Thanks for the advice, folks! I’ll try to spend a little more time reading blogs, watching videos, and doing actual training exercises at home. I already knew we’re definitely not ready for her to be loose around horses yet, was just wondering what more I could do to enforce safe behaviors around them while leashed \ tied.
Preposterous Ponies - Thank you for saying it’s fear not aggression. One of my neighbors suggested she MAY have been on the loose since last spring. If so, that’s a pretty long time to earn a healthy mistrust of people and other dogs. This is all still new to me. In our very early days together, she was horrible with EVERY stranger. She would do OK if I picked her up to introduce a person, but if a stranger approached with her on the ground, she was awful. I didn’t want that to be a 100% of the time crutch, so I’ve been working with her every time delivery guys or friends come over. I’ve been asking her to turn her attention back to me, and sit, or lie, or other things to earn treats, rather than bark at the stranger, and using commands like “good visitor” (weird, but it was the best I could come up with) and “good quiet” when she shuts up. I’d say we’re having improved success with quite a ways to go. But with other dogs, I’d say it’s pure aggression. She sounds positively worflike horrible to them, and when she gets close enough, she dominates by jumping on the back and nipping ears.

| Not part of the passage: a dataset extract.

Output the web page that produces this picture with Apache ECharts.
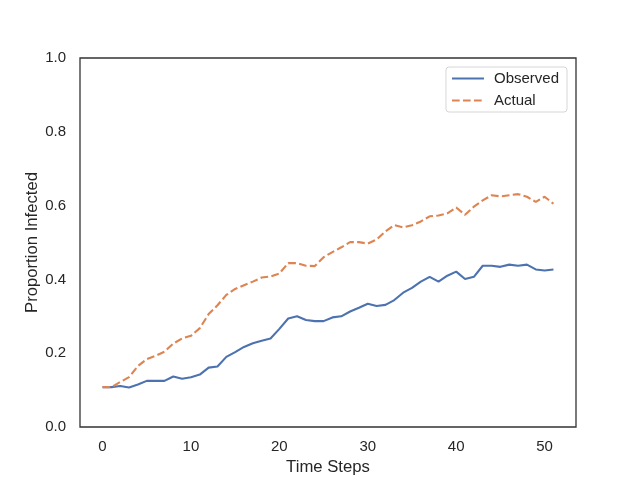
<!DOCTYPE html>
<html>
<head>
<meta charset="utf-8">
<script src="https://cdn.jsdelivr.net/npm/echarts@6/dist/echarts.min.js"></script>
<style>html,body{margin:0;padding:0;background:#fff;}#c{width:640px;height:480px;}</style>
</head>
<body>
<div id="c"></div>
<script>
const timeSteps = Array.from({length: 52}, (_, i) => i);
const observed = [0.108,0.108,0.111,0.107,0.115,0.125,0.125,0.125,0.137,0.131,0.135,0.142,0.161,0.164,0.190,0.203,0.217,0.227,0.234,0.240,0.266,0.294,0.300,0.290,0.287,0.287,0.297,0.300,0.313,0.323,0.334,0.328,0.331,0.344,0.364,0.377,0.394,0.407,0.394,0.410,0.421,0.401,0.407,0.437,0.437,0.434,0.440,0.437,0.440,0.427,0.424,0.427];
const actual = [0.108,0.108,0.122,0.135,0.165,0.184,0.193,0.204,0.226,0.240,0.247,0.268,0.306,0.330,0.358,0.374,0.384,0.394,0.405,0.408,0.416,0.444,0.444,0.437,0.436,0.460,0.474,0.487,0.501,0.501,0.497,0.508,0.530,0.547,0.541,0.547,0.557,0.571,0.573,0.579,0.595,0.575,0.597,0.614,0.628,0.625,0.628,0.631,0.624,0.610,0.624,0.605];
const xTicks = [0,10,20,30,40,50];
const yTicks = [0,0.2,0.4,0.6,0.8,1.0];

const font = "'Liberation Sans', Arial, sans-serif";
const txt = '#262626';
const chart = echarts.init(document.getElementById('c'), null, {renderer: 'canvas'});
chart.setOption({
  animation: false,
  backgroundColor: '#fff',
  textStyle: {fontFamily: font, color: txt},
  grid: {left: 80, right: 64, top: 58, bottom: 53, show: true, borderColor: '#333', borderWidth: 1.3, backgroundColor: 'transparent', containLabel: false, outerBoundsMode: 'none'},
  legend: {
    orient: 'vertical', right: 73, top: 67,
    itemWidth: 32, itemHeight: 12, itemGap: 7,
    backgroundColor: '#fff', borderColor: '#d6d6d6', borderWidth: 1, borderRadius: 3,
    padding: [4, 8, 4, 5],
    itemStyle: {opacity: 0},
    textStyle: {fontFamily: font, fontSize: 15, color: txt, padding: [0, 0, 0, 5]},
    data: ['Observed', 'Actual']
  },
  xAxis: {
    type: 'value', min: -2.55, max: 53.55,
    name: 'Time Steps', nameLocation: 'middle', nameGap: 32, nameMoveOverlap: false,
    nameTextStyle: {fontFamily: font, fontSize: 16.7, color: txt},
    axisLine: {show: false}, axisTick: {show: false}, splitLine: {show: false},
    axisLabel: {customValues: xTicks, fontFamily: font, fontSize: 15, color: txt, margin: 12, formatter: v => String(v)}
  },
  yAxis: {
    type: 'value', min: 0, max: 1, interval: 0.2,
    name: 'Proportion Infected', nameLocation: 'middle', nameGap: 39, nameMoveOverlap: false,
    nameTextStyle: {fontFamily: font, fontSize: 16.7, color: txt},
    axisLine: {show: false}, axisTick: {show: false}, splitLine: {show: false},
    axisLabel: {customValues: yTicks, fontFamily: font, fontSize: 15, color: txt, margin: 14, formatter: v => v.toFixed(1)}
  },
  series: [
    {name: 'Observed', type: 'line', data: timeSteps.map((t, i) => [t, observed[i]]), symbol: 'none',
     lineStyle: {color: '#4c72b0', width: 2.1}, itemStyle: {color: '#4c72b0'}},
    {name: 'Actual', type: 'line', data: timeSteps.map((t, i) => [t, actual[i]]), symbol: 'none',
     lineStyle: {color: '#dd8452', width: 2.1, type: [7.7, 3.3]}, itemStyle: {color: '#dd8452'}}
  ]
});
</script>
</body>
</html>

Saultgirl & Countrywood - thanks for the three years and one year comments … I have to remember that we’re not in a race. I’ve only had her three months, and most of that has been working on getting her healthy! I have been taking her with me to the barn and leaving her tied where she could watch what was going on. I may still do that, because the mile RT trek is good exercise - she’s a high energy dog! But I don’t have to be in a hurry to turn her loose.
Beowulf - It’s funny how therapeutic it can be to even write out a silly question on a forum like this … I have a tendency to write a lot, and as I was entering my tenth paragraph, I pared it all back to as simple as I could. I realized as I wrote that if I don’t have “leave it” and “come” as rock-solid always-works commands, then she doesn’t belong around horses yet. So your first sentence is spot-on. I will add “out” to her vocabulary.
For “Come” I’ve been working on that with her on a 20 foot zip line as we walk to the barn. I load myself up with training treats and will mostly let her zip out wherever she wants to go, but randomly call her back with “come.” If she comes, she gets a treat. That’s been working pretty well, but when she gets set on something like a squirrel or other critter in the bush, she doesn’t listen. So I think these are good opportunities to keep it up and the day she does listen when excited she’s going to get the whole freakin’ treat bag. 
(And no one asked, but just for the record, I did everything I could to find an owner when I first found her … craigslist, facebook, helpinglostpets.com, registered with animal control in three counties, flyers at all the vet offices, flyer up on my own mailbox that everyone in the neighborhood has to drive by because I’m at the start of a few miles of roadways that all dead-end. This girl clearly had training about not going potty inside the house, but that was the only indication she’s been with people.)